From reading many of your posts darkhorse, I have always considered and valued your contributions. You hold the dubious honor of being in my fav section for a most poetic and poignant description of market movement. That the presence of rationality and logic is displayed within your posts, to my mind is unquestionable. I remain confused however as to why you are apparently content to enthusiastically eject it all when doing God stuff.
well said stu!
i wish i had more time for these boards. i appreciate the clarity of your thinking and the high standards you hold me to.
in regards to the notion that an upside requires a downside, i'm not sure if there is an essential argument that can 'prove' the assertion any more than there is a single essential argument that can resolve the broader debate one way or the other. there are only myriad observations of reality as it stands; when we are looking to assign cause we are forced to speculate within the bounds of our rational faculties, just as when we try to figure out what happened just before the big bang or how certain properties of quantum particles seem to contradict the laws of time and space. as in a courtroom where bodies of evidence are presented, there is usually no 'argument to end all arguments' that silences all dissent, only a process of reasoning.
i respect axeman's general line of argument, however i think the flaw in the argument is that it is unintentionally anthropocentric and thus rests on flawed presuppositions. If God existed before man and God created man, then God is the measure of man and not vice versa. To properly conceive of a possible world in which God exists, it is necessary to conceive of God as being the first mover and the source of first principles. If God exists, it is not a matter of setting him above man's standards, below man's standards, or anywhere at all in relation to man's standards; it is a matter of reasoning how man stands in relation to his Creator.
I think part of the problem is that the question of whether God exists and the question of whether God is moral / worthy of worship etc. are distinctly separate and have to be asked separately. Many atheistic arguments tend to conflate the two and use arguments against one to attack the other (if God is not worthy of worship then why should I believe he exists, and/or if God exists why should he be worthy of worship). To properly debate the second one must hypothetically accept the first in toto for the sake of debate, which is hard to do because many do not realize the large number of hidden presuppositions that color their arguments below the surface.

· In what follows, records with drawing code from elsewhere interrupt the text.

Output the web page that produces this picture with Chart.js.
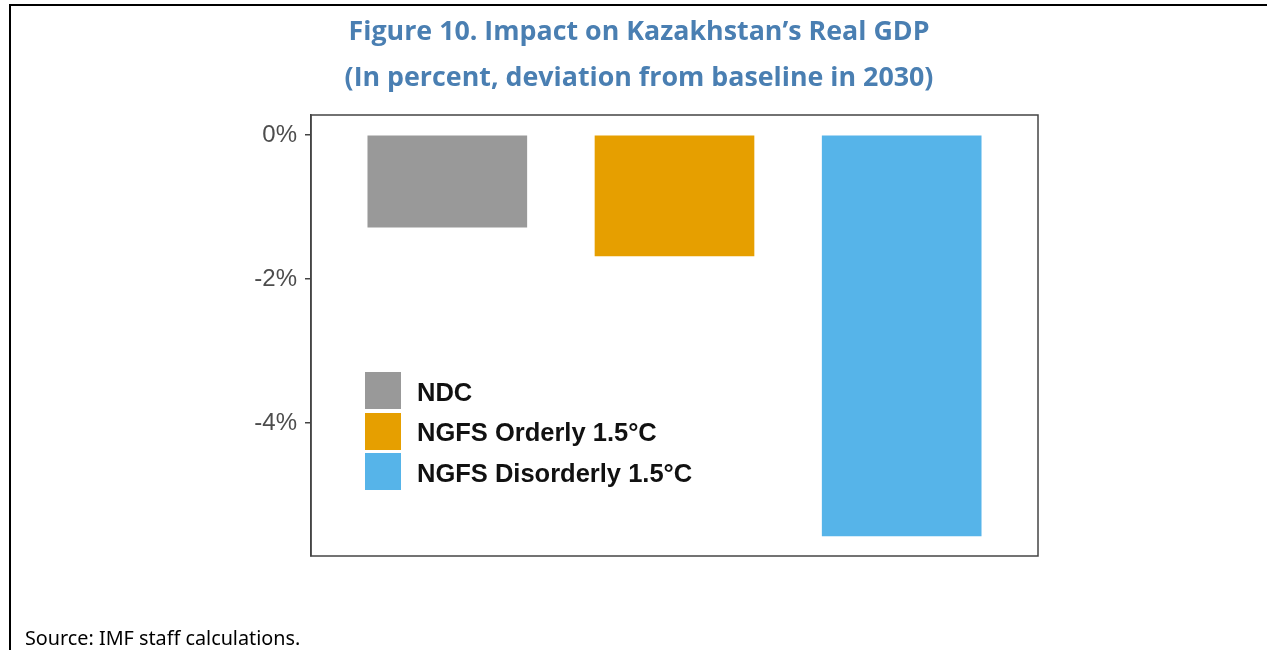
<!DOCTYPE html>
<html lang="en">
<head>
    <meta charset="UTF-8">
    <title>Impact on Kazakhstan's Real GDP</title>
    <script src="https://cdn.jsdelivr.net/npm/chart.js"></script>
    <style>
        html, body { margin: 0; padding: 0; background: #fff; overflow: hidden; }
        #page { position: relative; width: 1267px; height: 650px; }
        #frame { position: absolute; left: 9px; top: 4px; width: 1300px; height: 700px;
                 border-left: 2px solid #000; border-top: 2px solid #000; }
        #chart { position: absolute; left: 0; top: 0; }
        .title { position: absolute; left: 0; width: 1278px; text-align: center;
                 font-family: "Open Sans", "Noto Sans", sans-serif; font-weight: 700;
                 font-size: 26.8px; color: #4a7fb2; white-space: nowrap; }
        #source { position: absolute; left: 25px; top: 624px; font-family: "Noto Sans", "Open Sans", sans-serif;
                  font-size: 19.8px; color: #000; white-space: nowrap; }
        #legend { position: absolute; left: 365px; top: 372px; font-family: "Liberation Sans", Arial, sans-serif;
                  font-weight: bold; font-size: 25.5px; color: #111; }
        #legend .item { display: flex; align-items: center; height: 40.5px; }
        #legend .key { width: 36px; height: 37px; margin-right: 16px; align-self: flex-start; }
    </style>
</head>
<body>
<div id="page">
    <div id="frame"></div>
    <canvas id="chart" width="1267" height="650"></canvas>
    <div class="title" style="top: 11px;">Figure 10. Impact on Kazakhstan’s Real GDP</div>
    <div class="title" style="top: 57px;">(In percent, deviation from baseline in 2030)</div>
    <div id="legend"></div>
    <div id="source">Source: IMF staff calculations.</div>
</div>

<script>
    // scenarios and their impact (percent deviation from baseline, 2030)
    const scenarios = ['NDC', 'NGFS Orderly 1.5°C', 'NGFS Disorderly 1.5°C'];
    const impact = [-1.28, -1.68, -5.57];
    const barColors = ['#999999', '#E69F00', '#56B4E9'];
    const yTicks = [0, -2, -4];

    // legend (html, inside the plot panel)
    const legend = document.getElementById('legend');
    scenarios.forEach((s, i) => {
        legend.innerHTML += `<div class="item"><div class="key" style="background:${barColors[i]}"></div><span>${s}</span></div>`;
    });

    // frame around the plot panel
    const panelBox = {
        id: 'panelBox',
        afterDraw(chart) {
            const a = chart.chartArea;
            const c = chart.ctx;
            c.save();
            c.strokeStyle = '#444';
            c.lineWidth = 1.5;
            c.strokeRect(a.left, a.top, a.right - a.left, a.bottom - a.top);
            c.restore();
        }
    };

    const ctx = document.getElementById('chart').getContext('2d');
    new Chart(ctx, {
        type: 'bar',
        data: {
            datasets: [{
                data: impact.map((v, i) => ({ x: i, y: v })),
                backgroundColor: barColors,
                borderWidth: 0,
                barThickness: 159
            }]
        },
        plugins: [panelBox],
        options: {
            responsive: false,
            animation: false,
            layout: { padding: { left: 231, top: 115, right: 229, bottom: 94 } },
            plugins: {
                legend: { display: false },
                title: { display: false },
                tooltip: { enabled: false }
            },
            scales: {
                x: {
                    type: 'linear',
                    display: false,
                    offset: false,
                    min: -0.6,
                    max: 2.6,
                    ticks: { stepSize: 1, includeBounds: false }
                },
                y: {
                    min: -5.85,
                    max: 0.28,
                    afterFit: s => { s.width = 80; },
                    border: { display: true, color: '#444', width: 1.5 },
                    grid: { drawOnChartArea: false, drawTicks: true, tickLength: 6, color: '#444', lineWidth: 1.5 },
                    afterBuildTicks: s => { s.ticks = yTicks.map(v => ({ value: v })); },
                    ticks: {
                        padding: 8,
                        color: '#4d4d4d',
                        font: { family: '"Liberation Sans", Arial, sans-serif', size: 24 },
                        callback: v => v + '%'
                    }
                }
            }
        }
    });
</script>
</body>
</html>
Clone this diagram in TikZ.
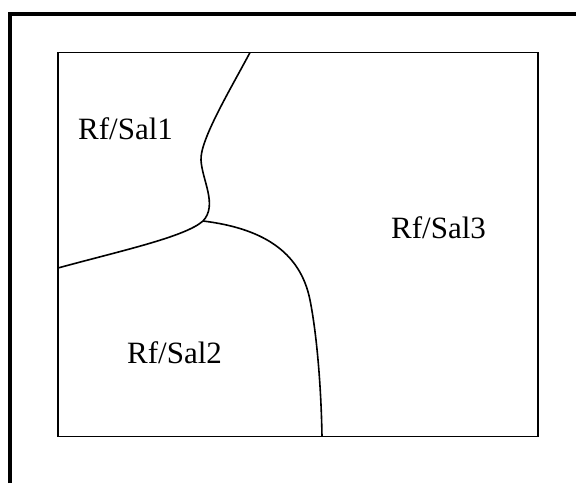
\documentclass[tikz,border=0pt]{standalone}
\usepackage{fontspec}
\setmainfont{Liberation Serif}
\begin{document}
\begin{tikzpicture}[x=1pt,y=-1pt,
  frame/.style={line width=3.3pt},
  box/.style={line width=1.6pt},
  border/.style={line width=1.6pt},
  lbl/.style={anchor=base west,inner sep=0pt,font=\fontsize{31}{37}\selectfont}]
\useasboundingbox (0,0) rectangle (576,483);
% outer frame (partial)
\coordinate (OB) at (10,483);
\coordinate (OT) at (10,14);
\coordinate (OR) at (576,14);
\draw[frame] (OB) -- (OT) -- (OR);
% inner box
\coordinate (TL) at (58,52.5);
\coordinate (BR) at (538,436.5);
\draw[box] (TL) rectangle (BR);
% junction and boundary ends
\coordinate (J) at (203,221);
\coordinate (T) at (250,52.5);
\coordinate (L) at (58,268);
\coordinate (B) at (322,436.5);
\draw[border] (T) .. controls (230,90) and (200,140) .. (201,160)
  .. controls (202,180) and (218,205) .. (J);
\draw[border] (L) .. controls (120,251) and (185,237) .. (J);
\draw[border] (J) .. controls (260,228) and (300,250) .. (310,300)
  .. controls (316,330) and (321,380) .. (B);
% labels
\node[lbl] (s1) at (78,139) {Rf/Sal1};
\node[lbl] (s3) at (391,238) {Rf/Sal3};
\node[lbl] (s2) at (127,363) {Rf/Sal2};
\end{tikzpicture}
\end{document}
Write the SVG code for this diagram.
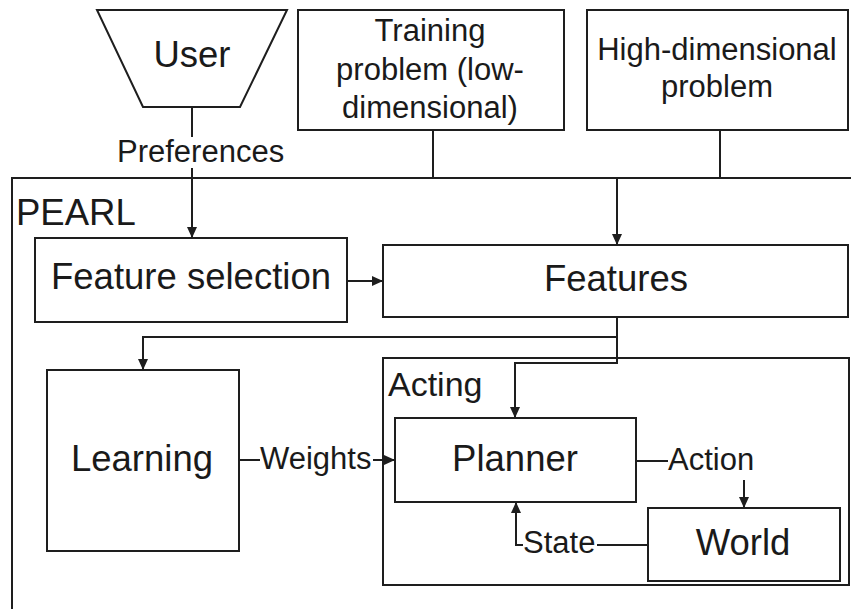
<svg xmlns="http://www.w3.org/2000/svg" width="851" height="609" viewBox="0 0 851 609">
  <style>
    .box { fill: #ffffff; stroke: #1e1e1e; stroke-width: 2; }
    .frame { fill: none; stroke: #1e1e1e; stroke-width: 2; }
    .wire { fill: none; stroke: #1e1e1e; stroke-width: 2; }
    .t { font-family: "Liberation Sans", Arial, sans-serif; fill: #1a1a1a; }
    .big { font-size: 36.5px; }
    .lab { font-size: 31px; }
  </style>
  <defs>
    <marker id="arrow" markerUnits="userSpaceOnUse" markerWidth="12" markerHeight="10" refX="11" refY="5" orient="auto">
      <path d="M0,0 L11,5 L0,10 z" fill="#1e1e1e"/>
    </marker>
  </defs>
  <rect width="851" height="609" fill="#ffffff"/>

  <!-- containers -->
  <g id="pearl">
    <rect class="frame" x="12" y="178" width="850" height="450"/>
    <text class="t big" x="16" y="225">PEARL</text>
  </g>
  <g id="acting">
    <rect class="frame" x="383" y="358" width="466" height="227"/>
    <text class="t lab" x="388" y="396" style="font-size:34px">Acting</text>
  </g>

  <!-- nodes -->
  <g id="user">
    <polygon class="box" points="97,10 287,10 240,107 143,107"/>
    <text class="t big" x="192" y="67" text-anchor="middle">User</text>
  </g>
  <g id="training">
    <rect class="box" x="298" y="10" width="266" height="120"/>
    <text class="t lab" x="430" y="41" text-anchor="middle">Training</text>
    <text class="t lab" x="430" y="80" text-anchor="middle">problem (low-</text>
    <text class="t lab" x="430" y="118" text-anchor="middle">dimensional)</text>
  </g>
  <g id="highdim">
    <rect class="box" x="587" y="10" width="261" height="120"/>
    <text class="t lab" x="717" y="60" text-anchor="middle">High-dimensional</text>
    <text class="t lab" x="717" y="97" text-anchor="middle">problem</text>
  </g>
  <g id="featureselection">
    <rect class="box" x="35" y="238" width="312" height="84"/>
    <text class="t big" x="191" y="289" text-anchor="middle">Feature selection</text>
  </g>
  <g id="features">
    <rect class="box" x="383" y="245" width="465" height="72"/>
    <text class="t big" x="616" y="291" text-anchor="middle">Features</text>
  </g>
  <g id="learning">
    <rect class="box" x="47" y="370" width="192" height="181"/>
    <text class="t big" x="142" y="471" text-anchor="middle">Learning</text>
  </g>
  <g id="planner">
    <rect class="box" x="395" y="418" width="241" height="84"/>
    <text class="t big" x="515" y="471" text-anchor="middle">Planner</text>
  </g>
  <g id="world">
    <rect class="box" x="648" y="508" width="192" height="73"/>
    <text class="t big" x="743" y="555" text-anchor="middle">World</text>
  </g>

  <!-- connectors -->
  <g id="connectors">
    <line class="wire" x1="192" y1="107" x2="192" y2="137"/>
    <line class="wire" x1="192" y1="168" x2="192" y2="238" marker-end="url(#arrow)"/>
    <line class="wire" x1="433" y1="130" x2="433" y2="178"/>
    <line class="wire" x1="720" y1="130" x2="720" y2="178"/>
    <line class="wire" x1="617" y1="178" x2="617" y2="245" marker-end="url(#arrow)"/>
    <line class="wire" x1="347" y1="281" x2="383" y2="281" marker-end="url(#arrow)"/>
    <path class="wire" d="M617,317 V337 H143 V370" marker-end="url(#arrow)"/>
    <path class="wire" d="M617,337 V363 H515 V418" marker-end="url(#arrow)"/>
    <line class="wire" x1="239" y1="460" x2="260" y2="460"/>
    <line class="wire" x1="373" y1="460" x2="395" y2="460" marker-end="url(#arrow)"/>
    <line class="wire" x1="636" y1="461" x2="668" y2="461"/>
    <line class="wire" x1="744" y1="480" x2="744" y2="508" marker-end="url(#arrow)"/>
    <line class="wire" x1="648" y1="545" x2="597" y2="545"/>
    <path class="wire" d="M523,545 H516 V502" marker-end="url(#arrow)"/>
  </g>

  <!-- connector labels -->
  <g id="labels">
    <text class="t lab" x="117" y="162">Preferences</text>
    <text class="t lab" x="260" y="469">Weights</text>
    <text class="t lab" x="668" y="470">Action</text>
    <text class="t lab" x="523" y="553">State</text>
  </g>
</svg>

If God exists in omnipotent form, is the source of all rational and moral faculties, and has ordered and created the universe in line with His precepts and desires, then He is the measure of all things whether we like it or not. To dismiss God's position as first mover and author of all things throws logical argument into disarray where theistic morality is concerned. Roles are significantly defined by position- it is right for a father to discipline a child, but not for a child to discipline a father, and so forth. There are many reasons why it is not consistent to assume that if God exists then He is assigned all the same rules and regulations that are applied to man. There is also the philosophical question of who is given authority to assign responsibility to whom, and who has claims on reality. We say things like "if I ruled the world then such and such" without considering that even hypotheticals have significant boundaries and that many things that can be imagined or hypothesized cannot actually be actualized.
Final point before I have to run, you may be able to conceive of a painless world in which man could live but I cannot because man is by and large the source of pain. How can a world of moral agents exercising their natural wills be free of evil when the option of choosing evil is necessary? And by what standard is evil determined other than the eternal and omnipotent first mover's?